_Goal_: Pull out each line of the data that includes the word "uses".

_Material for this exercise_:

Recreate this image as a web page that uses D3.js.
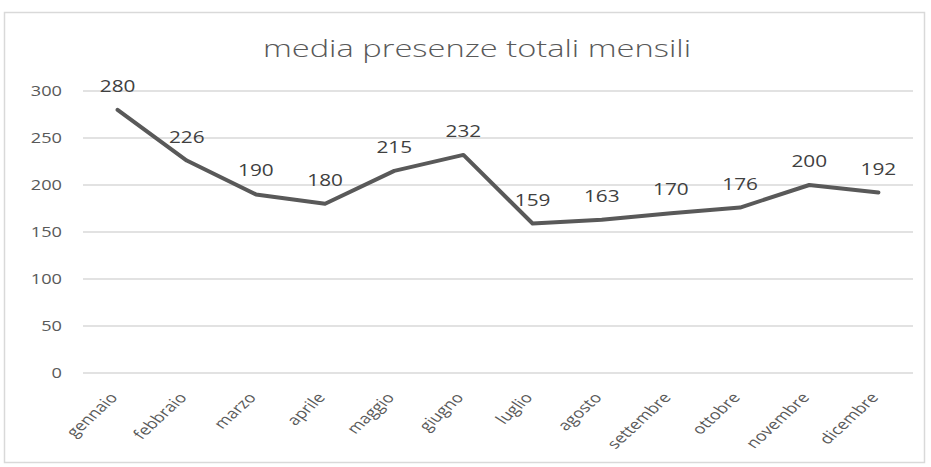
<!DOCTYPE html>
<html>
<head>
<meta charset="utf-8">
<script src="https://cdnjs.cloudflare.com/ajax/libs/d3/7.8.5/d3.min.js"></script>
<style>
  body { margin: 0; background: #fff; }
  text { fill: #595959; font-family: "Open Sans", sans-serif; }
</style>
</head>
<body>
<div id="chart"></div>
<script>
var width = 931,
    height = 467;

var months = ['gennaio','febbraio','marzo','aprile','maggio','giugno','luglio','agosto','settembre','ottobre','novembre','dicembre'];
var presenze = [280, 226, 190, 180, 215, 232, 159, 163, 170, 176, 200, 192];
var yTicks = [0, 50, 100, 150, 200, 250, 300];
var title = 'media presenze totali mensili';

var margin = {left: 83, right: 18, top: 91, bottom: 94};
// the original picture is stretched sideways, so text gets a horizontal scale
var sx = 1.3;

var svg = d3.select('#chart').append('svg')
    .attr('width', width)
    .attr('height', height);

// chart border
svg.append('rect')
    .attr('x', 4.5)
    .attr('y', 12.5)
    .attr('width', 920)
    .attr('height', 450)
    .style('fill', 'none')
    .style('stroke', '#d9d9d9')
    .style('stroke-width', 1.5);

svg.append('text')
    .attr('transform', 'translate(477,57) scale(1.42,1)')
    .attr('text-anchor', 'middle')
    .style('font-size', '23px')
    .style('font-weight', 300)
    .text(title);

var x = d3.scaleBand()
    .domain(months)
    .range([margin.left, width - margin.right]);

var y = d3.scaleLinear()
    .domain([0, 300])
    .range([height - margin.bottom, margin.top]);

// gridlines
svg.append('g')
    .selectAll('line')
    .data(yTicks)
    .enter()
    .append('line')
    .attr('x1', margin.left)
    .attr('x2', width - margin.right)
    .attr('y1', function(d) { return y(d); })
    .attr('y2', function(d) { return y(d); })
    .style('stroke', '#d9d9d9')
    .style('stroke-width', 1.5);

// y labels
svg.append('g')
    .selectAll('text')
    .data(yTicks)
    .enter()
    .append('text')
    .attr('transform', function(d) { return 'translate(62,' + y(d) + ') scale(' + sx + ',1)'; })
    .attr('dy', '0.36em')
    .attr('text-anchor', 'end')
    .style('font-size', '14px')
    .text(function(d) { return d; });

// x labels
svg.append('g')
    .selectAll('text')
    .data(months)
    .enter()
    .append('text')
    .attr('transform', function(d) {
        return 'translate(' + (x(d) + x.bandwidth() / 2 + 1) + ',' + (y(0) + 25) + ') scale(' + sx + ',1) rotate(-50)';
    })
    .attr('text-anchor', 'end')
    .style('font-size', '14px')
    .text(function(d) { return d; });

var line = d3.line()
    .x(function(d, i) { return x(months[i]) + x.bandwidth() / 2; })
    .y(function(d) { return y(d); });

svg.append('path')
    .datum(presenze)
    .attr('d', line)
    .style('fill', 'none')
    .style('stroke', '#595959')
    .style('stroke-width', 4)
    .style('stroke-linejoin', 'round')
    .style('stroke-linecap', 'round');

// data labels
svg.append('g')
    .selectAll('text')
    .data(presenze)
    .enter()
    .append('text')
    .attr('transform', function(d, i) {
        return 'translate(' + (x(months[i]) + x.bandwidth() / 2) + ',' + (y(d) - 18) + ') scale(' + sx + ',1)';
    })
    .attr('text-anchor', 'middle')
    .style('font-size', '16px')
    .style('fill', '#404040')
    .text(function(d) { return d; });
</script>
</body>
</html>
---
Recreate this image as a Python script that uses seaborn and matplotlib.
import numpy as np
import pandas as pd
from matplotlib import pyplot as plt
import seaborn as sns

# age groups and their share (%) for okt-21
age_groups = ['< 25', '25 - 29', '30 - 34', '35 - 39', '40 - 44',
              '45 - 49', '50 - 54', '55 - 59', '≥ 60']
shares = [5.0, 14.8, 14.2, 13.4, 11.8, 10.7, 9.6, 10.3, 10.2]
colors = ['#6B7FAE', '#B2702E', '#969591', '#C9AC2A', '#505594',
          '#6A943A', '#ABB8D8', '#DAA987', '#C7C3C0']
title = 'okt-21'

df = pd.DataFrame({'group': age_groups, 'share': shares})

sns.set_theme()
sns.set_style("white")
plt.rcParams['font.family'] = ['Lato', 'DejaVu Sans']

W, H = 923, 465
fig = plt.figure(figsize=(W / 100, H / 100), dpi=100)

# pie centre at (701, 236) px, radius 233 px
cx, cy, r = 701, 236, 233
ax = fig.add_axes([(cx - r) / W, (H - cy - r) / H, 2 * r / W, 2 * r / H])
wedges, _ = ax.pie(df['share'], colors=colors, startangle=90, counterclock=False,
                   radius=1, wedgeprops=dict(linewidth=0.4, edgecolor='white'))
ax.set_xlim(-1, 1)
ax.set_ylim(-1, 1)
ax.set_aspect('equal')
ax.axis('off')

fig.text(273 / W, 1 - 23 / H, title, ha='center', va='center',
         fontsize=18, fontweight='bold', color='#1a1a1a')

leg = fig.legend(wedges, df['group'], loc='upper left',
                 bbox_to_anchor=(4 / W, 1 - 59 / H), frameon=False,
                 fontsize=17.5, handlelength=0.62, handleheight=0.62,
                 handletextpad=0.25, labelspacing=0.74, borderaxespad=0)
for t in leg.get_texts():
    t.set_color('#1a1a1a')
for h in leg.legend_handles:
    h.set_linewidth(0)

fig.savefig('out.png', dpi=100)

_Final result_:
Recreate this image as a web page that uses D3.js.
Recreate this image as a Python script that uses seaborn and matplotlib.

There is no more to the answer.